Committee on Environment and Public Works
Subcommittee on Fisheries, Wildlife, and Water
Hearing on the Status of Federal Jurisdiction Over “Navigable Waters” Under the Clean Water Act
June 10, 2003
Mr. Chairman and Senator Graham, thank you for holding this hearing. To me and to the overwhelming majority of Americans, protecting the nation’s waters is of critical importance. That’s the case for a very simple reason. Fresh, clean water is a basic need for people and for the planet. Without it, ecosystems are threatened. Those who use our waters for recreation or business purposes are put in harm’s way. And ultimately, the public health of all Americans is endangered.
The importance of clean water is what forged a bipartisan consensus for more than three decades in support of vigorous enforcement of the federal Clean Water Act. And in my view, President Bush’s plan to eliminate federal Clean Water Act protections for the nation’s isolated waters is just the latest in a series of assaults on this country’s environment, including its water.

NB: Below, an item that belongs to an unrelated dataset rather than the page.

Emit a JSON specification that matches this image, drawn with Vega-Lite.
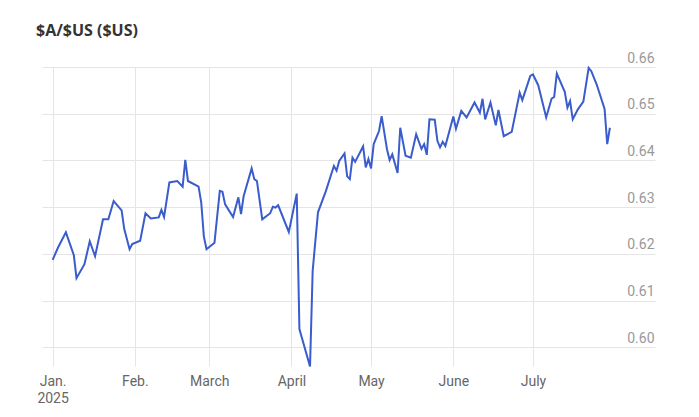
{
  "$schema": "https://vega.github.io/schema/vega-lite/v6.json",
  "autosize": "none",
  "width": 613,
  "height": 299,
  "padding": {"left": 42, "top": 67, "right": 44, "bottom": 51},
  "background": "white",
  "title": {"text": "$A/$US ($US)", "anchor": "start", "frame": "group", "font": "Open Sans", "fontSize": 16, "fontWeight": "bold", "color": "#333333", "offset": 14, "dx": -6, "dy": 15, "baseline": "alphabetic"},
  "config": {"view": {"stroke": null}},
  "data": {"values": [
    {"date": "2025-01-01T00:00:00", "rate": 0.6187},
    {"date": "2025-01-03T00:00:00", "rate": 0.6213},
    {"date": "2025-01-06T00:00:00", "rate": 0.6246},
    {"date": "2025-01-09T00:00:00", "rate": 0.6197},
    {"date": "2025-01-10T00:00:00", "rate": 0.6148},
    {"date": "2025-01-13T00:00:00", "rate": 0.6178},
    {"date": "2025-01-15T00:00:00", "rate": 0.6227},
    {"date": "2025-01-17T00:00:00", "rate": 0.6195},
    {"date": "2025-01-20T00:00:00", "rate": 0.6274},
    {"date": "2025-01-22T00:00:00", "rate": 0.6274},
    {"date": "2025-01-24T00:00:00", "rate": 0.6313},
    {"date": "2025-01-27T00:00:00", "rate": 0.6293},
    {"date": "2025-01-28T00:00:00", "rate": 0.6253},
    {"date": "2025-01-30T00:00:00", "rate": 0.6210},
    {"date": "2025-01-31T00:00:00", "rate": 0.6221},
    {"date": "2025-02-03T00:00:00", "rate": 0.6228},
    {"date": "2025-02-05T00:00:00", "rate": 0.6287},
    {"date": "2025-02-07T00:00:00", "rate": 0.6276},
    {"date": "2025-02-10T00:00:00", "rate": 0.6278},
    {"date": "2025-02-11T00:00:00", "rate": 0.6294},
    {"date": "2025-02-12T00:00:00", "rate": 0.6279},
    {"date": "2025-02-14T00:00:00", "rate": 0.6353},
    {"date": "2025-02-17T00:00:00", "rate": 0.6356},
    {"date": "2025-02-19T00:00:00", "rate": 0.6344},
    {"date": "2025-02-20T00:00:00", "rate": 0.6401},
    {"date": "2025-02-21T00:00:00", "rate": 0.6356},
    {"date": "2025-02-25T00:00:00", "rate": 0.6344},
    {"date": "2025-02-26T00:00:00", "rate": 0.6310},
    {"date": "2025-02-27T00:00:00", "rate": 0.6237},
    {"date": "2025-02-28T00:00:00", "rate": 0.6210},
    {"date": "2025-03-03T00:00:00", "rate": 0.6224},
    {"date": "2025-03-05T00:00:00", "rate": 0.6335},
    {"date": "2025-03-06T00:00:00", "rate": 0.6333},
    {"date": "2025-03-07T00:00:00", "rate": 0.6306},
    {"date": "2025-03-10T00:00:00", "rate": 0.6279},
    {"date": "2025-03-12T00:00:00", "rate": 0.6321},
    {"date": "2025-03-13T00:00:00", "rate": 0.6285},
    {"date": "2025-03-14T00:00:00", "rate": 0.6324},
    {"date": "2025-03-17T00:00:00", "rate": 0.6383},
    {"date": "2025-03-18T00:00:00", "rate": 0.6360},
    {"date": "2025-03-19T00:00:00", "rate": 0.6356},
    {"date": "2025-03-21T00:00:00", "rate": 0.6274},
    {"date": "2025-03-24T00:00:00", "rate": 0.6287},
    {"date": "2025-03-25T00:00:00", "rate": 0.6301},
    {"date": "2025-03-26T00:00:00", "rate": 0.6299},
    {"date": "2025-03-27T00:00:00", "rate": 0.6304},
    {"date": "2025-03-31T00:00:00", "rate": 0.6247},
    {"date": "2025-04-03T00:00:00", "rate": 0.6329},
    {"date": "2025-04-04T00:00:00", "rate": 0.6039},
    {"date": "2025-04-08T00:00:00", "rate": 0.5959},
    {"date": "2025-04-09T00:00:00", "rate": 0.6164},
    {"date": "2025-04-11T00:00:00", "rate": 0.6289},
    {"date": "2025-04-14T00:00:00", "rate": 0.6335},
    {"date": "2025-04-17T00:00:00", "rate": 0.6388},
    {"date": "2025-04-18T00:00:00", "rate": 0.6378},
    {"date": "2025-04-19T00:00:00", "rate": 0.6399},
    {"date": "2025-04-21T00:00:00", "rate": 0.6415},
    {"date": "2025-04-22T00:00:00", "rate": 0.6366},
    {"date": "2025-04-23T00:00:00", "rate": 0.6360},
    {"date": "2025-04-24T00:00:00", "rate": 0.6406},
    {"date": "2025-04-25T00:00:00", "rate": 0.6397},
    {"date": "2025-04-28T00:00:00", "rate": 0.6430},
    {"date": "2025-04-29T00:00:00", "rate": 0.6385},
    {"date": "2025-04-30T00:00:00", "rate": 0.6403},
    {"date": "2025-05-01T00:00:00", "rate": 0.6383},
    {"date": "2025-05-02T00:00:00", "rate": 0.6435},
    {"date": "2025-05-04T00:00:00", "rate": 0.6463},
    {"date": "2025-05-05T00:00:00", "rate": 0.6495},
    {"date": "2025-05-07T00:00:00", "rate": 0.6424},
    {"date": "2025-05-08T00:00:00", "rate": 0.6401},
    {"date": "2025-05-09T00:00:00", "rate": 0.6413},
    {"date": "2025-05-11T00:00:00", "rate": 0.6373},
    {"date": "2025-05-12T00:00:00", "rate": 0.6470},
    {"date": "2025-05-14T00:00:00", "rate": 0.6410},
    {"date": "2025-05-16T00:00:00", "rate": 0.6406},
    {"date": "2025-05-18T00:00:00", "rate": 0.6456},
    {"date": "2025-05-20T00:00:00", "rate": 0.6425},
    {"date": "2025-05-21T00:00:00", "rate": 0.6435},
    {"date": "2025-05-22T00:00:00", "rate": 0.6412},
    {"date": "2025-05-23T00:00:00", "rate": 0.6488},
    {"date": "2025-05-25T00:00:00", "rate": 0.6487},
    {"date": "2025-05-26T00:00:00", "rate": 0.6442},
    {"date": "2025-05-27T00:00:00", "rate": 0.6428},
    {"date": "2025-05-28T00:00:00", "rate": 0.6440},
    {"date": "2025-05-29T00:00:00", "rate": 0.6431},
    {"date": "2025-06-01T00:00:00", "rate": 0.6494},
    {"date": "2025-06-02T00:00:00", "rate": 0.6468},
    {"date": "2025-06-04T00:00:00", "rate": 0.6506},
    {"date": "2025-06-06T00:00:00", "rate": 0.6492},
    {"date": "2025-06-09T00:00:00", "rate": 0.6524},
    {"date": "2025-06-11T00:00:00", "rate": 0.6502},
    {"date": "2025-06-12T00:00:00", "rate": 0.6532},
    {"date": "2025-06-13T00:00:00", "rate": 0.6488},
    {"date": "2025-06-15T00:00:00", "rate": 0.6524},
    {"date": "2025-06-17T00:00:00", "rate": 0.6475},
    {"date": "2025-06-18T00:00:00", "rate": 0.6508},
    {"date": "2025-06-20T00:00:00", "rate": 0.6452},
    {"date": "2025-06-23T00:00:00", "rate": 0.6461},
    {"date": "2025-06-26T00:00:00", "rate": 0.6545},
    {"date": "2025-06-27T00:00:00", "rate": 0.6529},
    {"date": "2025-06-30T00:00:00", "rate": 0.6581},
    {"date": "2025-07-01T00:00:00", "rate": 0.6584},
    {"date": "2025-07-03T00:00:00", "rate": 0.6561},
    {"date": "2025-07-06T00:00:00", "rate": 0.6492},
    {"date": "2025-07-08T00:00:00", "rate": 0.6532},
    {"date": "2025-07-09T00:00:00", "rate": 0.6536},
    {"date": "2025-07-10T00:00:00", "rate": 0.6586},
    {"date": "2025-07-13T00:00:00", "rate": 0.6547},
    {"date": "2025-07-14T00:00:00", "rate": 0.6513},
    {"date": "2025-07-15T00:00:00", "rate": 0.6527},
    {"date": "2025-07-16T00:00:00", "rate": 0.6488},
    {"date": "2025-07-18T00:00:00", "rate": 0.6510},
    {"date": "2025-07-20T00:00:00", "rate": 0.6526},
    {"date": "2025-07-22T00:00:00", "rate": 0.6598},
    {"date": "2025-07-23T00:00:00", "rate": 0.6591},
    {"date": "2025-07-25T00:00:00", "rate": 0.6563},
    {"date": "2025-07-28T00:00:00", "rate": 0.6510},
    {"date": "2025-07-29T00:00:00", "rate": 0.6435},
    {"date": "2025-07-30T00:00:00", "rate": 0.6470}
  ]},
  "mark": {"type": "line", "color": "#3a5ccc", "strokeWidth": 2, "interpolate": "linear"},
  "encoding": {
    "x": {
      "field": "date", "type": "temporal",
      "scale": {"domain": [{"year": 2024, "month": 12, "date": 28}, {"year": 2025, "month": 8, "date": 16}], "nice": false},
      "axis": {
        "title": null, "domain": false, "ticks": false, "grid": true,
        "gridColor": "#e5e5e5", "gridWidth": 1,
        "values": [
          {"year": 2025, "month": 1, "date": 1}, {"year": 2025, "month": 2, "date": 1},
          {"year": 2025, "month": 3, "date": 1}, {"year": 2025, "month": 4, "date": 1},
          {"year": 2025, "month": 5, "date": 1}, {"year": 2025, "month": 6, "date": 1},
          {"year": 2025, "month": 7, "date": 1}
        ],
        "labelExpr": "month(datum.value)==0 ? ['Jan.', '2025'] : month(datum.value)==1 ? 'Feb.' : timeFormat(datum.value, '%B')",
        "labelFont": "Roboto", "labelFontSize": 14, "labelColor": "#666666",
        "labelPadding": 8, "labelBaseline": "top", "labelLineHeight": 17,
        "labelAlign": "center", "labelFlush": false, "labelOverlap": false
      }
    },
    "y": {
      "field": "rate", "type": "quantitative",
      "scale": {"domain": [0.596, 0.66], "nice": false, "zero": false},
      "axis": {
        "orient": "right", "title": null, "domain": false, "ticks": false, "grid": true,
        "gridColor": "#e5e5e5", "gridWidth": 1,
        "values": [0.60, 0.61, 0.62, 0.63, 0.64, 0.65, 0.66],
        "format": ".2f",
        "labelFont": "Roboto", "labelFontSize": 14, "labelColor": "#999999",
        "labelAlign": "right", "labelBaseline": "alphabetic", "labelPadding": -1, "labelOffset": -5,
        "labelFlush": false, "labelOverlap": false
      }
    }
  }
}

It is certainly no secret that I am a vocal critic of this Administration’s poisonous policies toward the environment. Over the last two years, we have seen President Bush launch an unprecedented effort to eliminate numerous environmental, health, and safety protections. We’ve been at the mercy of a rising tide of anti-environmental policy: to allow drilling in the Arctic Refuge; weaken Clean Air Act new source review requirements for old, dirty power plants; weakly manage waste from large-scale concentrated animal feeding operations; exempt the Defense Department from complying with environmental rules and regulations; resist higher fuel economy standards and readily available technology that would reduce America’s dependence on oil; thwart efforts to curb global warming; cut the budgets of Agencies responsible for administering the nation’s environmental and natural resource protection laws; and throw out the core American tenet of “polluter pays”-- to name just a few.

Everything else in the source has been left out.